The logistic rule is so simple that one would not expect that anything could go wrong with it. We know that the a coefficient is what dictates the rate of the spread (often referred to as R in the literature). Now, let’s change it to some different values.

fig, axs = plt.subplots(2, 2, figsize=(10, 10), dpi=100)

axs = axs.flatten()
cobweb_plot(axs[0], 0.12, 3.31, maxiter=150)
cobweb_plot(axs[1], 0.62, 3.31, maxiter=150)
cobweb_plot(axs[2], 0.12, 3.51, maxiter=150)
cobweb_plot(axs[3], 0.12, 3.99, maxiter=150)
Figure 5. Different evolution of the system. Top: `a = 0.31` and different initial values. Bottom: the same initial value `0.12`, but different rate `a = 3.51` and `a = 3.99`.

As we can see in figure 5., choosing a slightly higher value for the replication rate a=3.31, we obtain two fixed points. The system becomes bi-stable and as t→∞, the solution flips interchangeably between 0.8256643382731594 and 0.4764504653522182.

Increasing the rate even further a=3.51, we get a 4-fold periodicity. Finally, for even higher a, no point seems to attract the solution anymore. It becomes unstable, where a slight change to the initial value x0 results in a completely different path. It is literally the Butterfly Effect.
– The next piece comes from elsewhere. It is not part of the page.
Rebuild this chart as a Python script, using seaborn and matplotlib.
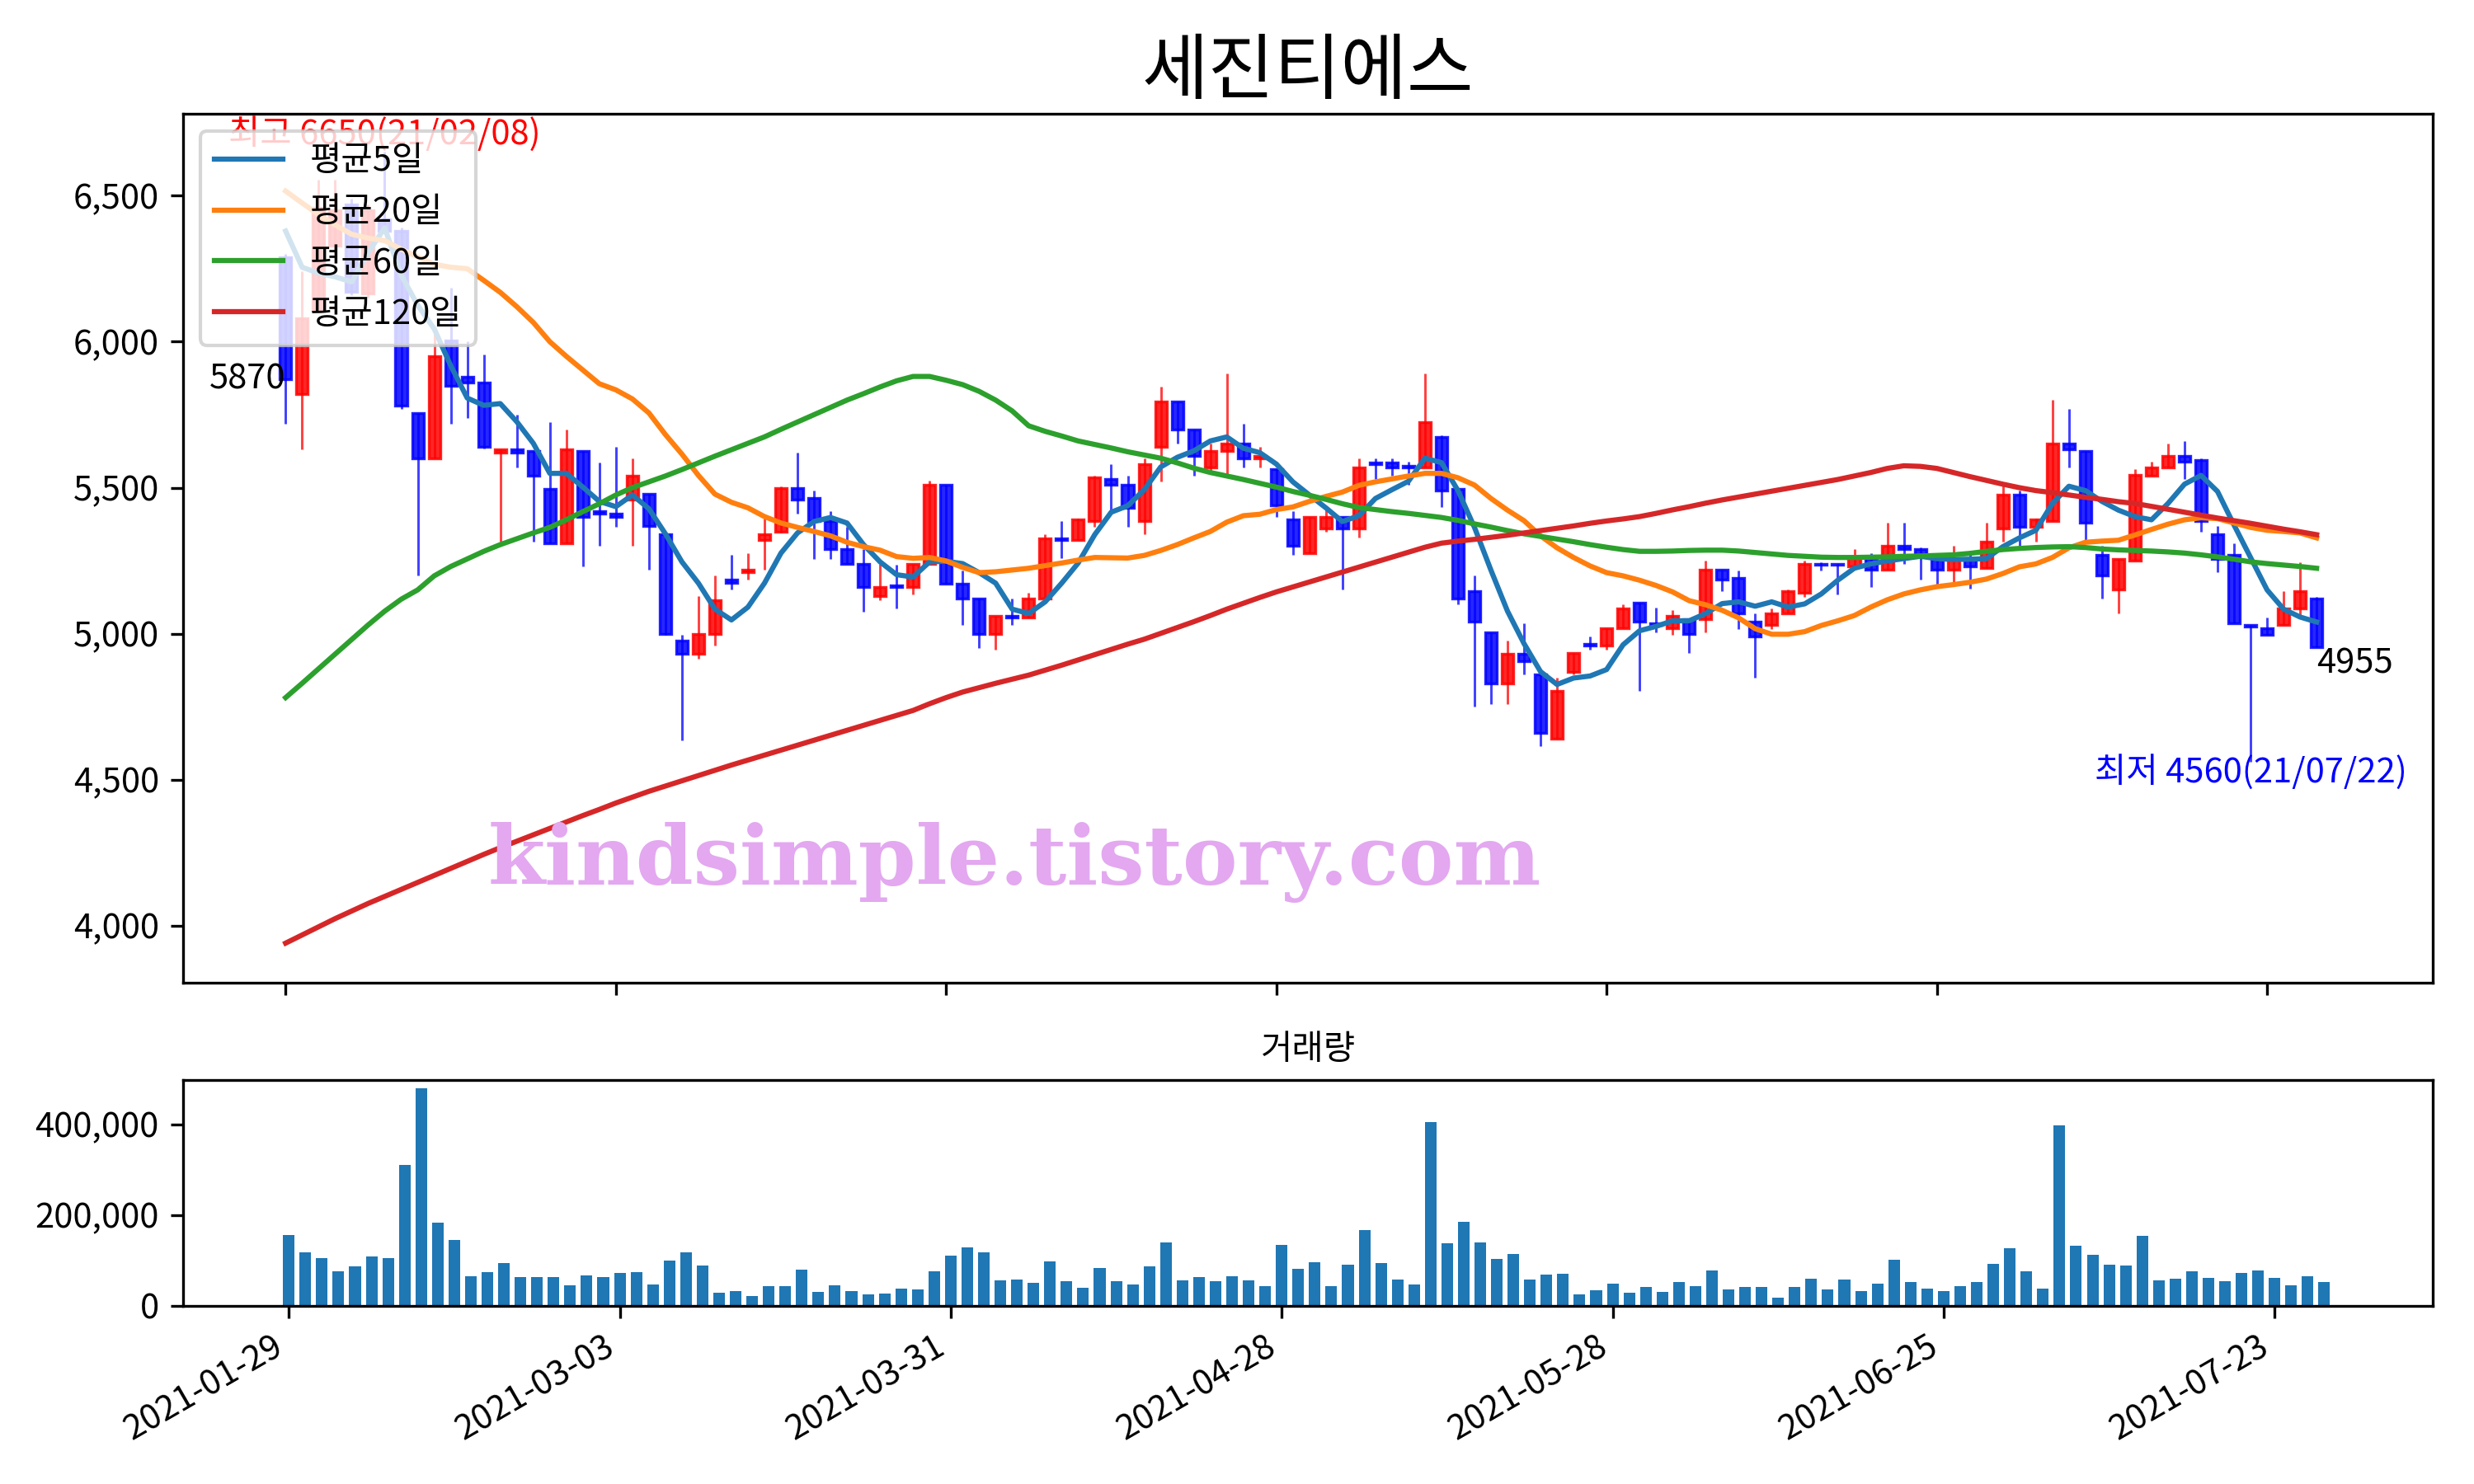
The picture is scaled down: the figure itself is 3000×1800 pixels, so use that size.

Note that this is not randomness, as our calculations are completely deterministic. However, it is due to the instability just mentioned, that in practice even for a perfect dataset and a well-designed equation, we may face a situation where it will be impossible to make any long-term predictions.

This is just… mathematics.

The bifurcation

Before we conclude on this part, it may be fun to visualize one more interesting graph.

N_SAMPLES = 200


def get_fixed_point(x_init, a):
    return update(x_init, 100, rule=partial(logistic_growth, a=a))

a_values = np.tile(np.linspace(0.0, 4.0, num=200000) \
    .reshape(-1, 1), N_SAMPLES)
df = pd.DataFrame(a_values) \
    .applymap(lambda a: (np.random.random(), a)) \
    .applymap(lambda c: get_fixed_point(*c))

df = df.unstack().xs(1)
Figure . Bifurcation diagram was obtained by sweeping `a` and randomly initializing `x` 200 times per `a` and letting the system evolve for 100 iterations each time.

Figure 6. shows the so-called bifurcation diagram, which shows different x∞ values as a function of (a,x0). We can see that for as long as a<1, the ultimate fraction of the infected will get down to zero. For 1<a⪅3, it will be non-zero, but at least it has one solution. However, as a increases further, the ultimate behavior of the system becomes more and more unpredictable, even if a is estimated precisely. The system is simply too sensitive to small changes and thus cannot be trusted.

Conclusion

Creating mathematical models is no easy task. We have seen the three main types of challenges that people can face, from which the last one seems like it can be the mathematics itself playing tricks on us. Still, many find it fascinating that even simple equations can exhibit such rich behavior.

From the practical perspective, predictive models are often “powered” with the mathematics that involves update rules of some sort. Even if they are not directly based on differential equations, it is often worth considering if solutions produced by these models are stable. As we have seen, even with simple rules the long-term effects of applying them consecutively may lead it straight into the Maw of Chaos.